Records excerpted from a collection
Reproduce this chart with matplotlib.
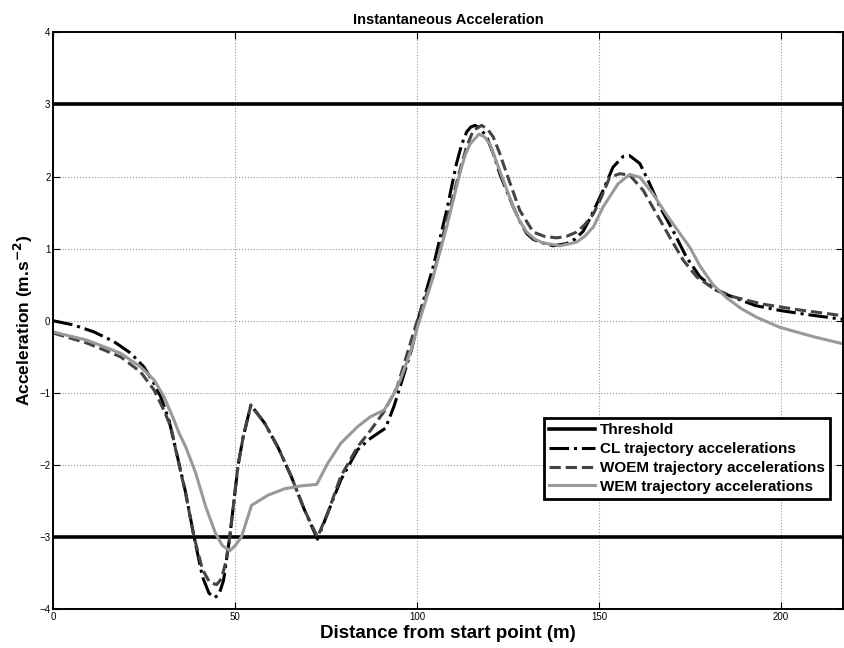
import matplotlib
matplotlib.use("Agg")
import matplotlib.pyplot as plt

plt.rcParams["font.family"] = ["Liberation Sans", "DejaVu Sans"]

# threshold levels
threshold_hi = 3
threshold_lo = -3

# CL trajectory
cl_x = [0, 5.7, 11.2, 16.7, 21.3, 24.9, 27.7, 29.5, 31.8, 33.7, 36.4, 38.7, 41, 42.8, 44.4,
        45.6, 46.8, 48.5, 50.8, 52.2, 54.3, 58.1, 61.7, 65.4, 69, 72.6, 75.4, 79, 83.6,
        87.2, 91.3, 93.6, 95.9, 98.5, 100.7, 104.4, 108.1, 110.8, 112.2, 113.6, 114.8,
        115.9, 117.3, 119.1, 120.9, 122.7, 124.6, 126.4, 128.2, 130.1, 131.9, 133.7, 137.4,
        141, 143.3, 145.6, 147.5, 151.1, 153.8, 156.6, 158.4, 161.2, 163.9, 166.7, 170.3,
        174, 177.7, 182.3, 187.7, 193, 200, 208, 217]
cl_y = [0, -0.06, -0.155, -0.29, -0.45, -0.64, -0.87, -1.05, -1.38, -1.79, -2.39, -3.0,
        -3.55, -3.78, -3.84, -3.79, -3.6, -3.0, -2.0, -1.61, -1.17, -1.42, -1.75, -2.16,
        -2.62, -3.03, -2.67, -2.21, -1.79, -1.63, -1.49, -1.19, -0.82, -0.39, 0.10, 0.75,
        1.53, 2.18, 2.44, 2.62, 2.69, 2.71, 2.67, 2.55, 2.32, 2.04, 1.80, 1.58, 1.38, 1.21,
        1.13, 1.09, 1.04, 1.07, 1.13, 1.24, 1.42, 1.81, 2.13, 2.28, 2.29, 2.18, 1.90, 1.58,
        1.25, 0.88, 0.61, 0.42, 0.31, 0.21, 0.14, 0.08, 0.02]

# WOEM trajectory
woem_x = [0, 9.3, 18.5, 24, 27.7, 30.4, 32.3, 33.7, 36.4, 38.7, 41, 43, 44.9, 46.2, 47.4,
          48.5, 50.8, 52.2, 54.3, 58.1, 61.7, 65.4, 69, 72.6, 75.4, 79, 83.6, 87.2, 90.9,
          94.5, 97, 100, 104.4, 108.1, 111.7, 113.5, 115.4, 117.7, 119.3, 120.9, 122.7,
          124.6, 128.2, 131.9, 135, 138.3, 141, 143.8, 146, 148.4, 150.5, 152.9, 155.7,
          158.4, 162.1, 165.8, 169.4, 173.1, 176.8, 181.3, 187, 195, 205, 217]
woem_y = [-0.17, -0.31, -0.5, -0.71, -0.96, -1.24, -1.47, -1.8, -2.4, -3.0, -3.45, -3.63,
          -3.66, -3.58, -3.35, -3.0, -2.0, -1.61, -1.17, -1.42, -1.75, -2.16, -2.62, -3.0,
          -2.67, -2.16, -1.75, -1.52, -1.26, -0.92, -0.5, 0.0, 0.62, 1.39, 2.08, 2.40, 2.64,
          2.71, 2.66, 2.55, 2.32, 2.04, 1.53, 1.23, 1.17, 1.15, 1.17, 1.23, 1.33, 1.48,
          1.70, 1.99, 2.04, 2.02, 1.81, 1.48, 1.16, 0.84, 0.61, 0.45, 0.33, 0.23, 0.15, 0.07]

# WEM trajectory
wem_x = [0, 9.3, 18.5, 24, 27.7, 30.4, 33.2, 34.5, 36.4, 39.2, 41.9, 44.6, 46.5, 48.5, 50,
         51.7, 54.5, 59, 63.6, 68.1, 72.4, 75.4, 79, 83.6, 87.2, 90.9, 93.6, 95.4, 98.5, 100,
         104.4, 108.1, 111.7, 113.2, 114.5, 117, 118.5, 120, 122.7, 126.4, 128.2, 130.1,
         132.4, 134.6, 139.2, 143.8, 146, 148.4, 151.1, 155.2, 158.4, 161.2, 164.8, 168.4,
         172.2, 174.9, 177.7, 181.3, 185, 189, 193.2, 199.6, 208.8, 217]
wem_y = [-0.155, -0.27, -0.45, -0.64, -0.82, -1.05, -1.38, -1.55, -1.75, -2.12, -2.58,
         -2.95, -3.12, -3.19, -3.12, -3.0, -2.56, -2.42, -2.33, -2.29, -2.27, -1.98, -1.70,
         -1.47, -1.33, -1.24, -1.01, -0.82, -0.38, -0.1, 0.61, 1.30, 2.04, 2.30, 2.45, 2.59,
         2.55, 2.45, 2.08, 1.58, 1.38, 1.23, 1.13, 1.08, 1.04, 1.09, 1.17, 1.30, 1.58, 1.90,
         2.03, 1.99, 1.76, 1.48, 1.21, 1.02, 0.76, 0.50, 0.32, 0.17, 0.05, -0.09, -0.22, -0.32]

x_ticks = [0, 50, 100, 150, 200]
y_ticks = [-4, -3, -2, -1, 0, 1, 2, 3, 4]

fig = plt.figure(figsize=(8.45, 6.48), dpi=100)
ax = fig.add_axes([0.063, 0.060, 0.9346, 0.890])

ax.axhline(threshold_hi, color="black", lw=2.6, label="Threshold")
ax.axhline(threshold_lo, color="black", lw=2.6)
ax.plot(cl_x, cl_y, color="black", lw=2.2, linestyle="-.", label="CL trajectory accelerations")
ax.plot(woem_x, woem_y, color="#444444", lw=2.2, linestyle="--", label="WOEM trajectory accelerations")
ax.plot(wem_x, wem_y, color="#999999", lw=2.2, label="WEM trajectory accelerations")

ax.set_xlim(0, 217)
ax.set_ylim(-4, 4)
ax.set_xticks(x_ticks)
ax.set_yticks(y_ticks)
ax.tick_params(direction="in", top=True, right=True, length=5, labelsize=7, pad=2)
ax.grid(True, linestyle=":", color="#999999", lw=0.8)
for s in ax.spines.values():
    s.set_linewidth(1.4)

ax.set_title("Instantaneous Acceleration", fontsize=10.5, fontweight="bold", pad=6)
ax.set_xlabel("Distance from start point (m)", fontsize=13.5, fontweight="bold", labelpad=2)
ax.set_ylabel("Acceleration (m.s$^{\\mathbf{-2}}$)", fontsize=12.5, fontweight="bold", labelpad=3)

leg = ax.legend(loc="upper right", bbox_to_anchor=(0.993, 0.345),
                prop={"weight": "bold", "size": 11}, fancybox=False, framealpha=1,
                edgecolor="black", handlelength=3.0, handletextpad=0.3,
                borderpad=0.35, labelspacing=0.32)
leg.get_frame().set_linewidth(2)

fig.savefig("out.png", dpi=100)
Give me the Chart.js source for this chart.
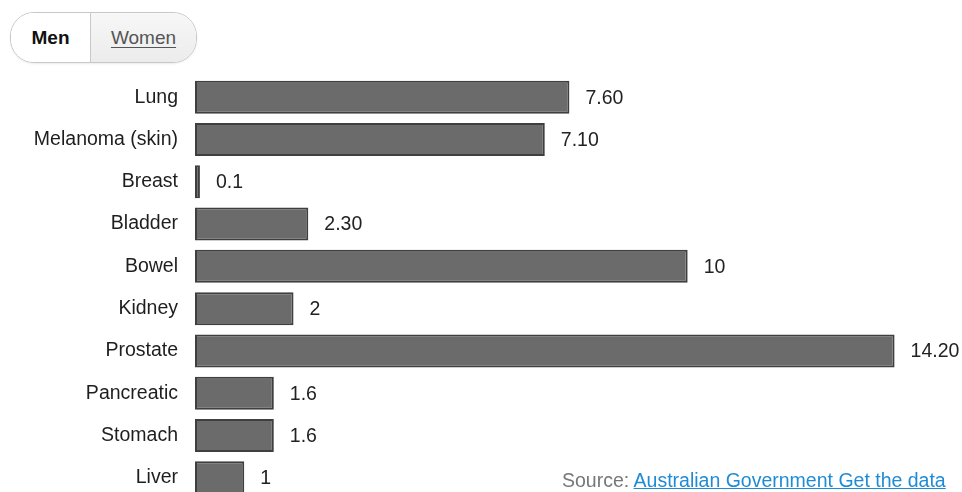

*WHAT TO DO*.
Begin at the first line of the entries above and return each line exactly, stopping after the line that contains "threshold_lo = -3". Pictures do not belong in the copy.

*TASK RESULT*.
Reproduce this chart with matplotlib.
import matplotlib
matplotlib.use("Agg")
import matplotlib.pyplot as plt

plt.rcParams["font.family"] = ["Liberation Sans", "DejaVu Sans"]

# threshold levels
threshold_hi = 3
threshold_lo = -3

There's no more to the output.